Ihren Workshop-Teilnehmenden empfiehlt sie in solchen Situationen - wenn es geht - Kopfhörer oder Ohrstöpsel zu tragen. Das schränke die Sinne ein. Außerdem helfen auch Atemübungen. Auch in anderen Bereichen des Alltags wie beim Einkaufen gibt es schon erste Ansätze, die zum Beispiel hochsensiblen Menschen helfen können.
Überflutete Reize und Sinne gehören zum Leben hochsensibler Menschen
Doch was genau versteht man unter Hochsensibilität? Es geht im Wesentlichen um eine intensivere Wahrnehmung der Umwelt und auch der "Innenwelt", also der eigenen Emotionen und Bedürfnisse. Intensiver als bei den meisten Menschen.
Hochsensible Menschen sind besonders empathisch und oft spricht die Forschung von "offeneren Filtern". Also eine sensible Verarbeitung von Sinneswahrnehmungen. Zu den Symptomen gehören eine schnelle Reizüberflutung, Überstimulierung und auch Vermeidungsverhalten in bestimmten Situationen.
Wunsch nach mehr Aufklärung
Kristina Steinhauer aus Cölbe (Marburg-Biedenkopf) ist hochsensibel und coacht andere Betroffene. Auch sie berichtet davon, dass viele ihrer Kunden und Kundinnen in der Adventszeit überfordert seien.
Steinhauer spricht von ihrer Hochsensibilität als "persönliche Gabe" und wünscht sich auf dem Gebiet mehr Aufklärung. Denn schon in der Grundschule habe sie nie verstanden, wieso andere Kinder nach der Schule direkt ihre Hausaufgaben erledigen konnten und sie sich erst mal von den Reizen ausruhen musste, um wieder klar denken zu können.
Auf die eignen Bedürfnisse hören sei wichtig – gerade im Beruf
Kuzeawu sieht die Hochsensibilität als "Superpower" und erklärt, dass es wichtig sei, auf die eignen Bedürfnisse zu hören. Sie beschreibt es so: "Eine Orchidee braucht zum Beispiel auch eine besondere Pflege im Vergleich zu anderen Blumen oder Pflanzen. Man würde nie sagen, dass sie krank ist im Vergleich zur Rose zum Beispiel", erklärt die Expertin aus Bern: "Die Orchidee hat diese besonderen Bedürfnisse. Und es gilt, diese Bedürfnisse zu stillen, damit wir auch in den Genuss der Orchidee kommen können."

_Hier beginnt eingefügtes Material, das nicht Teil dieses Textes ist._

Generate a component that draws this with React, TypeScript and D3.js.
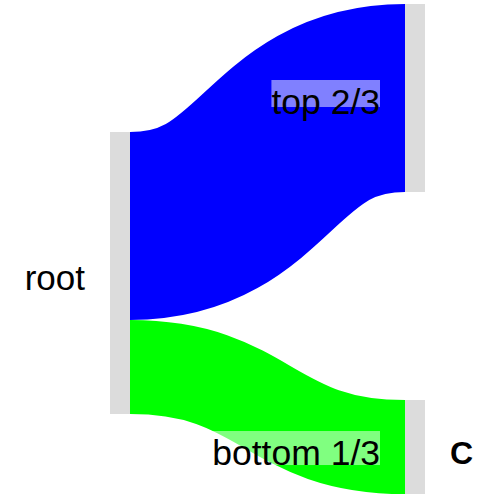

Mit ihrer Arbeit hat die Coachin allerdings nicht nur positive Erfahrungen gemacht. Denn gerade in der Arbeitswelt sei das Thema stark negativ behaftet. Dabei sei es am Arbeitsplatz von großem Vorteil, sich der eigenen Bedürfnisse bewusst zu werden. Hochsensible Menschen hätten es nicht unbedingt schwerer im Beruf, doch Dinge wie die Option auf Homeoffice, flexiblere Arbeitsmethoden oder mehr Pausen können Betroffene stark entlasten und seien bei der Berufswahl zu beachten.
Foschung: Hochsensibilität immer noch umstritten
Da die Forschung noch sehr jung ist, kommt es immer wieder zu neuen Erkenntnissen. Bis vor kurzem ging man noch davon aus, dass ungefähr 15 bis 20 Prozent der Menschen hochsensibel sind. Nun gibt es allerdings Erkenntnisse, dass sogar bis zu 30 Prozent betroffen sind, wie das Wissenschaftsmagazin Nature berichtet. Außerdem sei die Hochsensibilität sogar vererbbar, sagt Kuzeawu.
Doch es gibt auch kritische Stimmen in der Wissenschaft, die bemängeln, dass es bisher keine anerkannten Kriterien zur objektiven Messung von Hochsensibilität gibt. Und auch eine diagnostizierbare Krankheit ist die Hochsensibilität nicht, sondern laut den US-Psychologen Elaine N. Aron und Arthur Aron (1997) eine Variation des neuronalen Systems. Also ein angeborener Wesenszug. Durch die gesteigerte Empfindsamkeit ist laut Psychologen allerdings die Gefahr für psychische Leiden größer.